Context: The Anatomy of a Trojanized Application

The malware framework is refined, not revolutionary. It imitates popular crypto tools—wallets, portfolio trackers, node runners—on GitHub. Attackers either fork a legitimate project and inject malicious code, or create entirely fake repos with high-quality documentation. The goal is to bypass the user’s traditional security filters. Unlike phishing emails, these trojans come from a domain (github.com) that most developers trust inherently. The community often says “Trust the code, not the hype.” But here, the code itself is the trap.

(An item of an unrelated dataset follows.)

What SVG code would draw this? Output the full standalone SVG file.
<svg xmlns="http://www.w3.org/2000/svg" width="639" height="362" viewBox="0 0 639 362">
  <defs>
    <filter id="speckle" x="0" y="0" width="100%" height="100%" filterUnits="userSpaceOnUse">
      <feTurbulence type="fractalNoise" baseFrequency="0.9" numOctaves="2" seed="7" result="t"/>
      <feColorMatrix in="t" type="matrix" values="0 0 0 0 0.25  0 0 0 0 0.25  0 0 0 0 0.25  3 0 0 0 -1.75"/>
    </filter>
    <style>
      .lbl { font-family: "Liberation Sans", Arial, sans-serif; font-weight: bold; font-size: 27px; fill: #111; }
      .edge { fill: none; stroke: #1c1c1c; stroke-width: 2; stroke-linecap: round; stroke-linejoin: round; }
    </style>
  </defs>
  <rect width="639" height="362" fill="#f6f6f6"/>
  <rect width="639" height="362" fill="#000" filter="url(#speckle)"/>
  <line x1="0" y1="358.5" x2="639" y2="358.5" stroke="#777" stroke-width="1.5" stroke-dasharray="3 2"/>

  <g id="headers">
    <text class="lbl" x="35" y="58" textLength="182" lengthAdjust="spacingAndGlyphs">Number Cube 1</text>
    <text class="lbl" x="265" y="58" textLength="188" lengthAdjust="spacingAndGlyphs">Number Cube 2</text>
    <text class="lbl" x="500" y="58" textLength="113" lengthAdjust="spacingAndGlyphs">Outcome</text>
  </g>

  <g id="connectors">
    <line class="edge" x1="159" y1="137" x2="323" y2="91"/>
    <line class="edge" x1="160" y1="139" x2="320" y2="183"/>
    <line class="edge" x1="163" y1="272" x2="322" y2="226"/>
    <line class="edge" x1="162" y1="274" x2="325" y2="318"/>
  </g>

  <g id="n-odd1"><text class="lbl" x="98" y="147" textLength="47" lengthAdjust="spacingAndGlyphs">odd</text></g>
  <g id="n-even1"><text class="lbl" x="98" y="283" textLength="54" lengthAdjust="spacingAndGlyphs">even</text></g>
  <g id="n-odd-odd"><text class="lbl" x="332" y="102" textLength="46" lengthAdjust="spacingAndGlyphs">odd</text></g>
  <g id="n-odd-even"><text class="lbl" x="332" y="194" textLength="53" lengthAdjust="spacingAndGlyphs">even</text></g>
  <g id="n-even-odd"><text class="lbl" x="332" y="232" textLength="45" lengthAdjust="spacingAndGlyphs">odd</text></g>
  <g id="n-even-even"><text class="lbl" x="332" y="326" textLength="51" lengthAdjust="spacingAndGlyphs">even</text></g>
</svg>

Based on my audit experience from 2017, I identified similar patterns when I reviewed ICO token sales: integer overflows were hidden in seemingly solid code. The difference is that now the threat is operational—it executes on your machine. Yield is the tax on your ignorance if you ignore the source verification.

Core Analysis: Why This Attack Works and What It Misses

The core vulnerability is the lack of deterministic verification. Most retail users do not check SHA-256 hashes, verify GPG signatures, or compare build outputs with source code. My own 2020 DeFi arbitrage bot taught me a harsh lesson: I once executed a flash loan strategy that failed because I trusted a forked Uniswap example without verifying the bytecode. That mistake cost me 12 ETH—and it forced me to institutionalize a verification protocol.

Now, I apply the same process to every software download. The ledger shows that trojanized apps often have one tell: they require unusual permissions—file system access, keychain reading, or network traffic capture. But most users click “Allow” without reading. Risk is not a variable, it is a constant. You can reduce it by running all new software in a sandboxed environment, using a hardware wallet for signing, and never storing private keys on a machine that runs random code.

The smart-money approach is to treat every download as a potential zero-day exploit. I maintain a dedicated “trading laptop” that has no personal data, no browser extensions, and only the essential tools—and I reimage it quarterly. Structure outperforms speculation every time.

Contrarian Angle: The Real Blind Spot Is GitHub’s Reputation, Not the Malware

Retail often believes that because a project is open-source on GitHub, it is safe. This is a dangerous fallacy. The contrarian insight: GitHub is a distribution platform, not a security auditor. The platform does not verify that a binary matches its source code. Attackers exploit this gap, knowing that the community’s trust in the platform itself is a vulnerability. I have seen projects with 10,000 stars but zero security audits—and the community still downloads the binaries. Audit the code, ignore the community. The community will cheer for the next “revolutionary” wallet; the code will tell you if it steals your keys.

Furthermore, this attack targets investors who are actively seeking new tools—often those who are late to a trend. By the time a trojanized app appears, the hype has already attracted victims. The real protection is behavioral: never install a tool during a hype cycle; wait for the herd to be tested.

Takeaway: Your Portfolio’s Kill Switch Starts Before You Click

The blockchain remembers what you forget. But the malware remembers your clipboard and keystrokes. The forward-looking judgment is simple: the threat will not disappear, but your exposure can be zero. For every software you download, run a cryptographic hash verification against the official release. If the developer does not provide a checksum, treat it as a red flag. If they provide one but the repository is new, treat it as a high-risk asset. Survival precedes profit in every cycle. This event is not a reason to panic; it is a reminder to enforce your risk management rules before you need them.

The question is not whether the attack will evolve—it will. The question is whether your verification process will evolve with it. Mine has, and my ledger shows the result: zero losses from malware in nine years of active trading.